When Meshkin was 18, he invested the college fund his parents saved for him in the stock market. A couple million bucks later, there was no need for college.

At 19, Meshkin had raised $3.5 million to start Surfbuzz.com, a points-based Internet usage auction. He sold the company within a year for $24 million. At an age when Meshkin should have been working at Taco Bell, he could have owned a neighborhood of them.

“Yeah, it was a big deal to have success at a young age, but nothing really changed,” Meshkin said. “I'm still good friends with my high school friends. I've tried to be the same person, and be involved in a lot more exciting aspects of life. … Everyone was making money then. I was in the right place at the right time. What's going to separate me from everyone else is how I move forward from this point.”

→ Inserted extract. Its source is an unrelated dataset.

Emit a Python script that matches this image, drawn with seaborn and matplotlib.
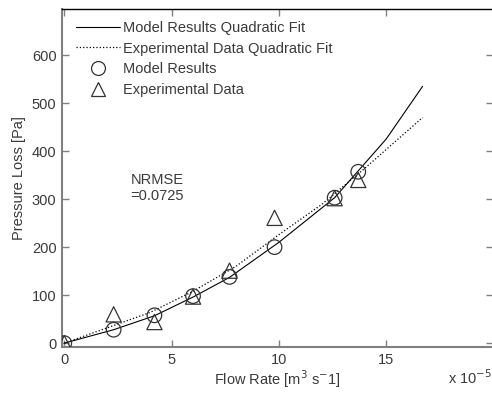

That's why Meshkin created Bang Racing, the fourth company he has started and controlled. His infatuation with racing dates back to his childhood, and he even raced in the Barber Dodge Series when he was 17. Now he wants to build a racing fortress of young, successful, personable drivers — a team that, in many ways, will resemble him.

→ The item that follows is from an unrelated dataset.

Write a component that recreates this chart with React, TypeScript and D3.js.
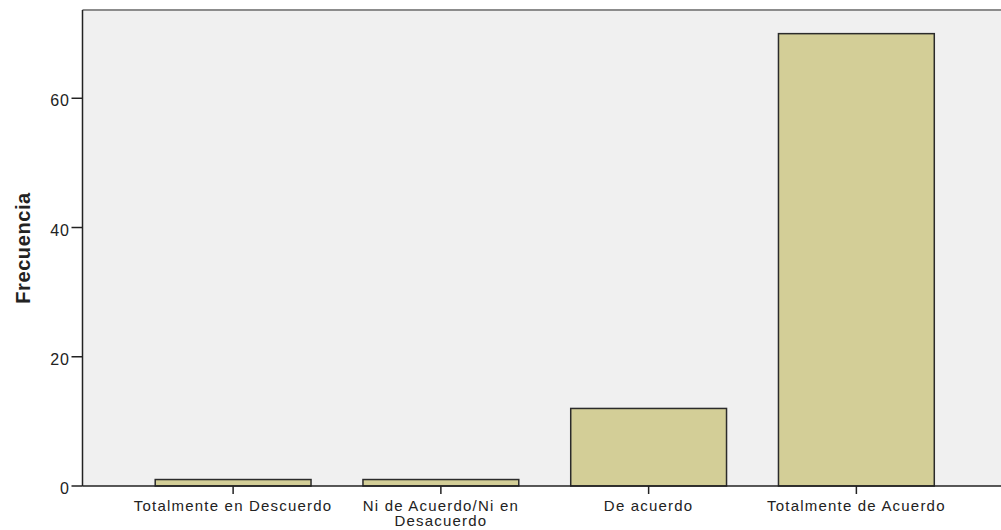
import React, { useEffect, useRef } from 'react'
import * as d3 from 'd3'

// category labels (multi-line where the original wraps)
const categories = [
  'Totalmente en Descuerdo',
  'Ni de Acuerdo/Ni en Desacuerdo',
  'De acuerdo',
  'Totalmente de Acuerdo',
]
const labelLines = [
  ['Totalmente en Descuerdo'],
  ['Ni de Acuerdo/Ni en', 'Desacuerdo'],
  ['De acuerdo'],
  ['Totalmente de Acuerdo'],
]
const frecuencias = [1, 1, 12, 70]
const yTicks = [0, 20, 40, 60]
const yTitle = 'Frecuencia'

const W = 1001
const H = 530

const App = () => {
  const ref = useRef<SVGSVGElement>(null)

  useEffect(() => {
    const svg = d3.select(ref.current)
    svg.selectAll('*').remove()

    const left = 82.5, top = 10, bottom = 486, right = 1007
    const font = '"Liberation Sans", Arial, sans-serif'

    const x = d3.scaleBand<string>()
      .domain(categories)
      .range([left, right])
      .paddingInner(0.25)
      .paddingOuter(0.35)

    const y = d3.scaleLinear()
      .domain([0, 73.66])
      .range([bottom, top])

    // plot background
    svg.append('rect')
      .attr('x', left).attr('y', top)
      .attr('width', W - left).attr('height', bottom - top)
      .attr('fill', '#f0f0f0')

    // top border
    svg.append('line')
      .attr('x1', left).attr('x2', W)
      .attr('y1', top).attr('y2', top)
      .attr('stroke', '#8c8c8c').attr('stroke-width', 2)

    // bars
    svg.selectAll('.bar')
      .data(frecuencias)
      .enter().append('rect')
      .attr('class', 'bar')
      .attr('x', (d, i) => x(categories[i])!)
      .attr('y', d => y(d))
      .attr('width', x.bandwidth())
      .attr('height', d => bottom - y(d))
      .attr('fill', '#d3ce97')
      .attr('stroke', '#2b2b2b')
      .attr('stroke-width', 1.5)

    // axes lines
    svg.append('line')
      .attr('x1', left).attr('x2', left)
      .attr('y1', top).attr('y2', bottom)
      .attr('stroke', '#222').attr('stroke-width', 1.5)
    svg.append('line')
      .attr('x1', left).attr('x2', W)
      .attr('y1', bottom).attr('y2', bottom)
      .attr('stroke', '#222').attr('stroke-width', 1.5)

    // y ticks
    const yt = svg.append('g')
    yt.selectAll('line')
      .data(yTicks)
      .enter().append('line')
      .attr('x1', left - 11).attr('x2', left)
      .attr('y1', d => y(d)).attr('y2', d => y(d))
      .attr('stroke', '#222').attr('stroke-width', 1.5)
    yt.selectAll('text')
      .data(yTicks)
      .enter().append('text')
      .attr('x', left - 13)
      .attr('y', d => y(d) + 8)
      .attr('text-anchor', 'end')
      .attr('font-family', font)
      .attr('font-size', 16)
      .attr('letter-spacing', 0.7)
      .attr('fill', '#222')
      .text(d => d)

    // x ticks
    const xt = svg.append('g')
    xt.selectAll('line')
      .data(categories)
      .enter().append('line')
      .attr('x1', d => x(d)! + x.bandwidth() / 2)
      .attr('x2', d => x(d)! + x.bandwidth() / 2)
      .attr('y1', bottom).attr('y2', bottom + 8)
      .attr('stroke', '#222').attr('stroke-width', 1.5)
    const lbl = xt.selectAll('text')
      .data(categories)
      .enter().append('text')
      .attr('text-anchor', 'middle')
      .attr('font-family', font)
      .attr('font-size', 15)
      .attr('letter-spacing', 1.2)
      .attr('fill', '#222')
    lbl.each(function (d, i) {
      const t = d3.select(this)
      labelLines[i].forEach((line, j) => {
        t.append('tspan')
          .attr('x', x(d)! + x.bandwidth() / 2)
          .attr('y', 510.5 + j * 15.5)
          .text(line)
      })
    })

    // y title
    svg.append('text')
      .attr('transform', 'translate(30,248) rotate(-90)')
      .attr('text-anchor', 'middle')
      .attr('font-family', font)
      .attr('font-size', 20)
      .attr('font-weight', 'bold')
      .attr('letter-spacing', 0.6)
      .attr('fill', '#222')
      .text(yTitle)
  }, [])

  return (
    <svg ref={ref} width={W} height={H}
      style={{ position: 'absolute', left: 0, top: 0, background: '#fff' }} />
  )
}

export default App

“In my opinion, Toyota's demographic is a younger audience,” he said. “It's not the 65-year-old NASCAR fan. It's the 25-year-old NASCAR fan. We feel our race team will capitalize on that demographic.… There's some jealousy in the Cup garages, but my relationship with the drivers is strong. Most of them are young. I was joking with one of the drivers, ‘Would you rather hang out with me or work with the 50-year-old?' It's (said) jokingly, but I feel like it will be a competitive edge.”

In late 2004, BANG Racing was on unstable ground.  Meshkin's Bang Racing, was delaying employee's checks, and delaying payments to suppliers.    In late 2004, Bang Racing! announced plans to compete in NASCAR Busch Series, with driver Travis Kvapil.  NASCAR is speculated in securing Bang Racing's sponsorships with the help of NASCAR CEO Brian France.  After a fallout with NASCAR and Toyota, it is unknown rather NASCAR knew the business conditions of Bang Racing.

Meshkin announced in January, that his Bang Racing would not compete in the 2005 Speedweeks at Daytona International Speedway.  Since then, Bang Racing has failed to compete in a single Busch Series race and closing its North Carolina shop.

In May 2005, Former Bang! Racing driver and Penske Racing South driver #77-Travis Kvapil, a rookie in the Nextel Cup Series, has filed suit in North Carolina against his former employer, Alex Meshkin, who owned the now-defunct Bamg! Racing Craftsman Truck team. Kvapil, who drove for Bam! Last season, alleges that Meshkin was contracted to provide a Busch Series ride for him this year but failed to do so. Meshkin, who is also involved in litigation with former employee Larry McReynolds, closed his race team late last year.

More recently Meshkin was involved in litigation with Vertrue Inc., in Delaware over his NUTTZ.com.  A race fan membership website that allowed NASCAR fans to sign up for Nutzz Basic or Nutzz Elite a racefan points program, in exchange for free items.  The litigation involved over somewhere in between 40,000-150,000 confidential membership information of Nutzz Basic,  only 1,200 Nutzz Elite members. 

Meshkin cited in an e-mail dated January 31, 2005, Meshkin represented to Vertrue that a “recent internal reorganization of Bang!Racing” had occurred.  In fact, on or about January 21, 2005, due to the loss of a major sponsor, Line-X, “Bang Racing was not in a position to fund a staff to build and maintain racing vehicles and accordingly laid off its employees engaged in those duties” and underwent a corporate restructuring.  Meshkin lost his court case, to keep all confidential information. Vertrue was also cleared of any wrong doing, when they sent e-mails to 1,200 Nutzz Ellite members, to join its own race fan membership Fasttrack program.

It appears a teen's dream, got out of control and then hit hard with reality.  Only time will tell if Meshkin can rebuild his success, and more importantly respect with NASCAR competitors.